Standard or off-the-shelf industry contract documents require careful
coordination among contracts, risk assessment and insurance coverages,
often with input from contract specialists, legal counsel or design
professionals. Risk allocation will often involve scope of work,
pricing and commercial terms of a series of related contracts that will
also require careful coordination to assess specific or unique risks and
exposures. Risk assessment, evaluation, allocation and management is
often provided by insurance professionals. Insurance advisory services
are generally excluded under design professional insurance.
Risk Allocation

Project owners or their advisors often dictate the risk allocation
philosophy used on a project. Many owners will accept certain levels
of risk based on the expectation that their construction costs will be
lower. Other owners seek to minimize their risk by contract, allocating
the majority of the risk to others. Other project participants are
increasingly developing strategies to minimize their own financial risk
and are seeking reimbursement for insurance costs associated with
excessive or owner-imposed risks.
A number of general risk management principles and techniques are
incorporated into most consensus construction contract documents, such
as AIA, AGC or EJCDC forms. Changes in risk allocation requires careful
coordination among several contracts and related insurance coverages.
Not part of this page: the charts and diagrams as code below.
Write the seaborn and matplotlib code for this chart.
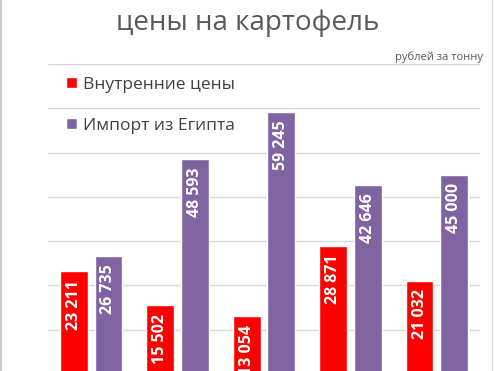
import pandas as pd
import numpy as np
import seaborn as sns
import matplotlib.pyplot as plt
from matplotlib.lines import Line2D

# values (rubles per tonne); x labels are cropped in the source
periods = ['1', '2', '3', '4', '5']
domestic = [23211, 15502, 13054, 28871, 21032]
egypt = [26735, 48593, 59245, 42646, 45000]
series_names = ['Внутренние цены', 'Импорт из Египта']
colors = ['#FF0000', '#8064A2']

df = pd.DataFrame({
    'period': periods * 2,
    'price': domestic + egypt,
    'series': [series_names[0]] * len(periods) + [series_names[1]] * len(periods),
})

sns.set_theme(style='white')
plt.rcParams['font.family'] = ['Open Sans', 'DejaVu Sans']

fig = plt.figure(figsize=(4.95, 3.71), dpi=100)
ax = fig.add_axes([48 / 495, -3 / 371, 432 / 495, 310 / 371])

sns.barplot(data=df, x='period', y='price', hue='series', palette=colors,
            width=0.8, gap=0.2, saturation=1, ax=ax)

ax.set_ylim(0, 70000)
ax.set_yticks(np.arange(0, 70001, 10000))
ax.yaxis.grid(True, color='#D9D9D9', linewidth=1)
ax.set_axisbelow(True)
ax.tick_params(left=False, bottom=False, labelleft=False, labelbottom=False)
for s in ax.spines.values():
    s.set_visible(False)
ax.set_xlabel('')
ax.set_ylabel('')

# value labels inside the top of each bar
for cont in ax.containers:
    for bar in cont:
        h = bar.get_height()
        ax.annotate(f'{int(h):,}'.replace(',', ' '),
                    xy=(bar.get_x() + bar.get_width() / 2, h),
                    xytext=(0, -6), textcoords='offset points',
                    rotation=90, ha='center', va='top',
                    color='white', fontsize=11.5, fontweight='bold')

leg = ax.legend(loc='upper left', bbox_to_anchor=(0.005, 1.01), frameon=False,
                fontsize=12.5, handlelength=0.65, handleheight=0.65,
                handletextpad=0.35, labelspacing=1.45, labelcolor='#404040')

fig.text(0.5, 1 - 23 / 371, 'цены на картофель', ha='center', va='center',
         fontsize=20, color='#595959')
fig.text(483 / 495, 1 - 57 / 371, 'рублей за тонну', ha='right', va='center',
         fontsize=8, color='#595959')

# thin frame lines at the left and right edges
fig.add_artist(Line2D([1 / 495, 1 / 495], [0, 1], color='#C8C8C8', lw=1.5))
fig.add_artist(Line2D([492 / 495, 492 / 495], [0, 1], color='#D9D9D9', lw=1))

fig.savefig('out.png', dpi=100)
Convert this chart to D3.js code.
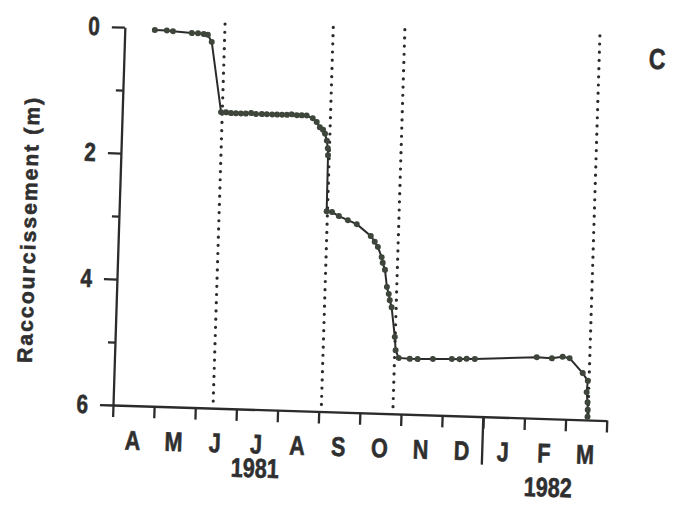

In addition, risk allocation will often involve scope of work, pricing
and commercial terms of a series of related contracts.
Risk is frequently allocated without the benefit of any risk management
analysis or attempt to evaluate availability and cost of insurance,
surety bond or other financial security to fund the contract obligation.
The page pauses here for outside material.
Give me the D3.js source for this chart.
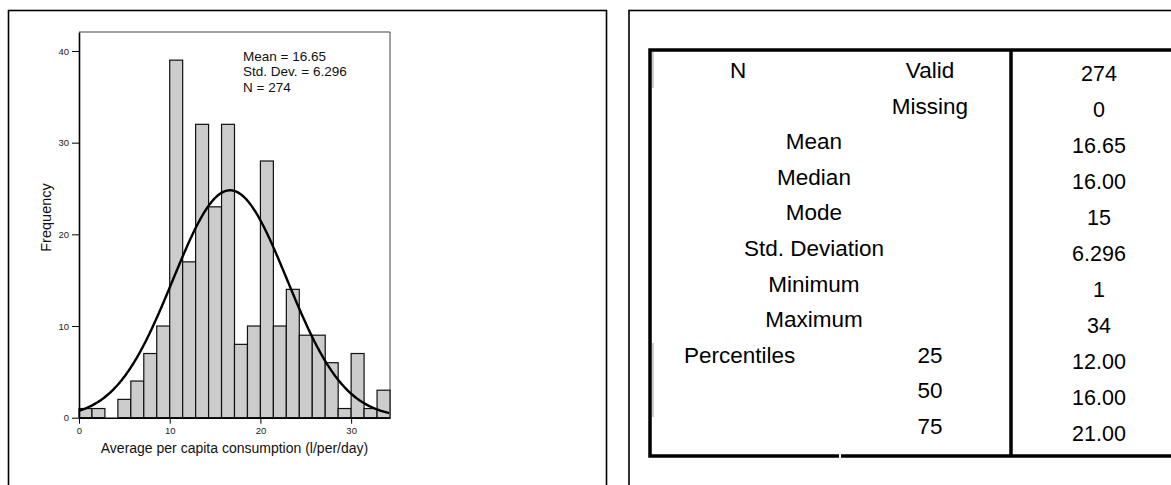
<!DOCTYPE html>
<html>
<head>
<meta charset="utf-8">
<script src="https://cdn.jsdelivr.net/npm/d3@7"></script>
<style>
body { margin: 0; background: #fff; }
svg { display: block; font-family: "Liberation Sans", Arial, Helvetica, sans-serif; }
</style>
</head>
<body>
<svg id="chart" width="1171" height="485"></svg>
<script>
// histogram data (bins of width 10/7 starting at 0)
var binCounts = [1, 1, 0, 2, 4, 7, 10, 39, 17, 32, 23, 32, 8, 10, 28, 10, 14, 9, 9, 6, 1, 7, 1, 3];
var binWidth = 10 / 7;
var xTicks = [0, 10, 20, 30];
var yTicks = [0, 10, 20, 30, 40];
var statLines = ['Mean = 16.65', 'Std. Dev. = 6.296', 'N = 274'];
var mean = 16.65, stdDev = 6.296, nValid = 274;

// statistics table
var groupLabels = ['N', '', 'Mean', 'Median', 'Mode', 'Std. Deviation', 'Minimum', 'Maximum', 'Percentiles', '', ''];
var subLabels = ['Valid', 'Missing', '', '', '', '', '', '', '25', '50', '75'];
var statValues = ['274', '0', '16.65', '16.00', '15', '6.296', '1', '34', '12.00', '16.00', '21.00'];

var svg = d3.select('#chart');

// panel frames
svg.append('rect')
    .attr('x', 8.5).attr('y', 10.5)
    .attr('width', 598).attr('height', 500)
    .attr('fill', 'none').attr('stroke', '#000').attr('stroke-width', 1.6);
svg.append('rect')
    .attr('x', 629).attr('y', 10.5)
    .attr('width', 700).attr('height', 500)
    .attr('fill', 'none').attr('stroke', '#000').attr('stroke-width', 1.6);

// ---- histogram ----
var xMax = binCounts.length * binWidth;
var x = d3.scaleLinear().domain([0, xMax]).range([79, 390]);
var y = d3.scaleLinear().domain([0, 42.07]).range([417.7, 32]);

var plot = svg.append('g');

// top and right edges of the plot box
plot.append('path')
    .attr('d', 'M' + x(0) + ',' + y.range()[1] + 'H' + x(xMax) + 'V' + y(0))
    .attr('fill', 'none').attr('stroke', '#444').attr('stroke-width', 1);

plot.selectAll('.bar')
    .data(binCounts)
  .enter().append('rect')
    .attr('class', 'bar')
    .attr('x', function(d, i) { return x(i * binWidth); })
    .attr('y', function(d) { return y(d); })
    .attr('width', function(d, i) { return x((i + 1) * binWidth) - x(i * binWidth); })
    .attr('height', function(d) { return y(0) - y(d); })
    .attr('fill', '#cccccc')
    .attr('stroke', '#111')
    .attr('stroke-width', 1.2);

// fitted normal curve
var curvePts = d3.range(0, xMax + 0.001, 0.1).map(function(v) {
    var z = (v - mean) / stdDev;
    return [v, nValid * binWidth * Math.exp(-0.5 * z * z) / (stdDev * Math.sqrt(2 * Math.PI))];
});
plot.append('path')
    .datum(curvePts)
    .attr('fill', 'none')
    .attr('stroke', '#000')
    .attr('stroke-width', 2.4)
    .attr('d', d3.line().x(function(d) { return x(d[0]); }).y(function(d) { return y(d[1]); }));

var yAxis = plot.append('g')
    .attr('transform', 'translate(' + x(0) + ',0)')
    .call(d3.axisLeft(y).tickValues(yTicks).tickSize(7).tickPadding(3).tickSizeOuter(0));
var xAxis = plot.append('g')
    .attr('transform', 'translate(0,' + y(0) + ')')
    .call(d3.axisBottom(x).tickValues(xTicks).tickSize(6).tickPadding(4).tickSizeOuter(0));
[xAxis, yAxis].forEach(function(a) {
    a.select('.domain').attr('stroke', '#000').attr('stroke-width', 1.6);
    a.selectAll('.tick line').attr('stroke', '#000').attr('stroke-width', 1);
    a.selectAll('.tick text').attr('font-size', 9.5).attr('fill', '#222')
        .attr('font-family', '"Liberation Sans", Arial, sans-serif');
});

plot.append('text')
    .attr('x', (x(0) + x(xMax)) / 2).attr('y', 453)
    .attr('text-anchor', 'middle').attr('font-size', 14).attr('fill', '#111')
    .text('Average per capita consumption (l/per/day)');
plot.append('text')
    .attr('transform', 'translate(51,217.5) rotate(-90)')
    .attr('text-anchor', 'middle').attr('font-size', 14.5).attr('fill', '#111')
    .text('Frequency');

plot.selectAll('.stat')
    .data(statLines)
  .enter().append('text')
    .attr('class', 'stat')
    .attr('x', 243).attr('y', function(d, i) { return 61 + i * 15.3; })
    .attr('font-size', 13.5).attr('fill', '#111')
    .text(function(d) { return d; });

// ---- statistics table ----
var tLeft = 650, tTop = 50, tBottom = 456, tDivider = 1011;
var rowIdx = d3.range(statValues.length);
var labelY = d3.scaleLinear().domain([0, 10]).range([78, 434]);
var valueY = d3.scaleLinear().domain([0, 10]).range([81, 441]);

var tbl = svg.append('g').attr('fill', '#000');

// faint inner cell edges
tbl.append('line').attr('x1', tLeft + 3).attr('x2', tLeft + 3).attr('y1', 52).attr('y2', 88)
    .attr('stroke', '#999').attr('stroke-width', 1);
tbl.append('line').attr('x1', tLeft + 3).attr('x2', tLeft + 3).attr('y1', 343).attr('y2', 417)
    .attr('stroke', '#999').attr('stroke-width', 1);

tbl.append('path')
    .attr('d', 'M1180,' + tTop + 'H' + tLeft + 'V' + tBottom + 'H1180')
    .attr('fill', 'none').attr('stroke', '#000').attr('stroke-width', 3.5);
tbl.append('line')
    .attr('x1', tDivider).attr('x2', tDivider).attr('y1', tTop).attr('y2', tBottom)
    .attr('stroke', '#000').attr('stroke-width', 3.5);
// small break in the bottom rule
tbl.append('rect').attr('x', 839).attr('y', tBottom - 3).attr('width', 2).attr('height', 6).attr('fill', '#fff');

tbl.selectAll('.grp')
    .data(rowIdx.filter(function(i) { return groupLabels[i]; }))
  .enter().append('text')
    .attr('class', 'grp')
    .attr('font-size', 22.5)
    .attr('x', function(i) {
        if (groupLabels[i] === 'N') return 738;
        if (groupLabels[i] === 'Percentiles') return 684;
        return 814;
    })
    .attr('y', function(i) { return labelY(i); })
    .attr('text-anchor', function(i) { return groupLabels[i] === 'Percentiles' ? 'start' : 'middle'; })
    .text(function(i) { return groupLabels[i]; });

tbl.selectAll('.sub')
    .data(rowIdx.filter(function(i) { return subLabels[i]; }))
  .enter().append('text')
    .attr('class', 'sub')
    .attr('font-size', 22.5)
    .attr('x', 930)
    .attr('y', function(i) { return labelY(i); })
    .attr('text-anchor', 'middle')
    .text(function(i) { return subLabels[i]; });

tbl.selectAll('.val')
    .data(statValues)
  .enter().append('text')
    .attr('class', 'val')
    .attr('font-size', 21.5)
    .attr('x', 1099)
    .attr('y', function(d, i) { return valueY(i); })
    .attr('text-anchor', 'middle')
    .text(function(d) { return d; });
</script>
</body>
</html>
Review by knowledgeable insurance professionals and legal counsel should
be sought on any risk allocation in a manner inconsistent with industry
practices to ensure that the appropriate protections are in place and
allocations are lawful and enforceable.
Reasonable assignment of risk means reasonable allocation to the project
participant in control, or in the best position to
control the at-risk activity. Courts have understood the business
necessity of allocation of risk and have upheld numerous risk management
and risk allocation provisions.
Not all owner risk allocation clauses are enforceable or insurable, so
care is required in drafting risk allocation provisions.
Limitations on Enforcement of Contract Provisions

Not all contract provisions are enforceable as written. Many states
have statutes that limit the enforceability of construction contract
indemnity provisions. Some states limit the enforcement of clauses which
seek to limit delay damage recovery by construction contractors.
Finally, a number of judicial principles and public policy
considerations exist when determining whether a limitation of liability
or limitation of remedy will be enforceable pursuant to its terms. These
limitations on enforcement of contract provisions are uniquely specific
to each factual situation and to each jurisdiction. Advice of
knowledgeable legal counsel should be sought to interpret and construe
the legal affect of any such provisions.